Aim
Print exactly the lines from the first one down to the line containing "plt.rcParams['font.family'] = ['Liberation", both ends included, with no pictures and nothing else.

Supplied data
--- Begin ---
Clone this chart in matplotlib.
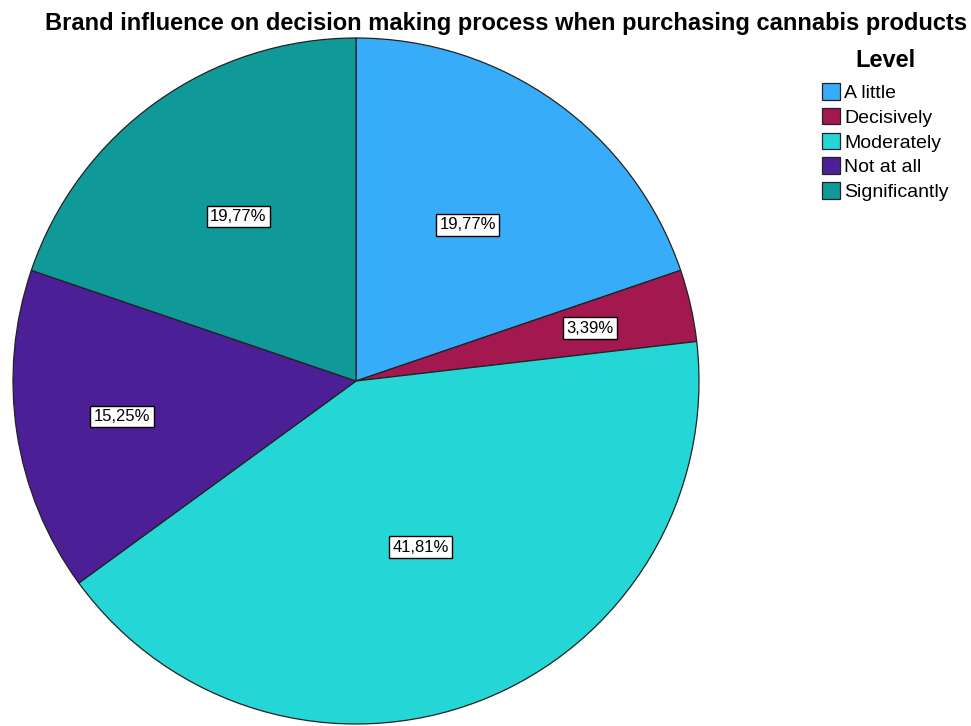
import numpy as np
import matplotlib.pyplot as plt

plt.rcParams['font.family'] = ['Liberation Sans', 'DejaVu Sans']

levels = ['A little', 'Decisively', 'Moderately', 'Not at all', 'Significantly']
shares = [19.77, 3.39, 41.81, 15.25, 19.77]
colors = ['#37acf8', '#a3184f', '#25d6d6', '#4c1f96', '#0f9a99']
# radial position of each percentage box, as a fraction of the radius
label_r = [0.56, 0.70, 0.52, 0.69, 0.59]

W, H = 971, 726
fig = plt.figure(figsize=(W / 100, H / 100), dpi=100)

cx, cy, R = 356, 381, 343
ax = fig.add_axes([(cx - R) / W, (H - cy - R) / H, 2 * R / W, 2 * R / H])

wedges, _ = ax.pie(shares, colors=colors, startangle=90, counterclock=False,
                   radius=1, wedgeprops=dict(edgecolor='#222222', linewidth=0.9))
ax.set_xlim(-1, 1)
ax.set_ylim(-1, 1)
ax.set_aspect('equal')
ax.axis('off')

for w, val, r in zip(wedges, shares, label_r):
    mid = np.deg2rad((w.theta1 + w.theta2) / 2)
    ax.text(r * np.cos(mid), r * np.sin(mid), f'{val:.2f}%'.replace('.', ','),
            ha='center', va='center', fontsize=12,
            bbox=dict(boxstyle='square,pad=0.2', fc='white', ec='black', lw=1.0))

fig.text(506 / W, 1 - 30 / H,
         'Brand influence on decision making process when purchasing cannabis products',
         ha='center', va='baseline', fontsize=17, fontweight='bold')

# legend heading drawn on its own so the gap below it can be set freely
fig.text(885 / W, 1 - 67 / H, 'Level', ha='center', va='baseline',
         fontsize=17, fontweight='bold')
leg = fig.legend(wedges, levels, loc='upper left',
                 bbox_to_anchor=(822 / W, 1 - 83 / H), frameon=False,
                 fontsize=14, handlelength=0.93, handleheight=0.93,
                 handletextpad=0.2, labelspacing=0.3, borderpad=0,
                 borderaxespad=0)

fig.savefig('out.png', dpi=100)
--- End ---
Output for this exercise
Clone this chart in matplotlib.
import numpy as np
import matplotlib.pyplot as plt

plt.rcParams['font.family'] = ['Liberation Sans', 'DejaVu Sans']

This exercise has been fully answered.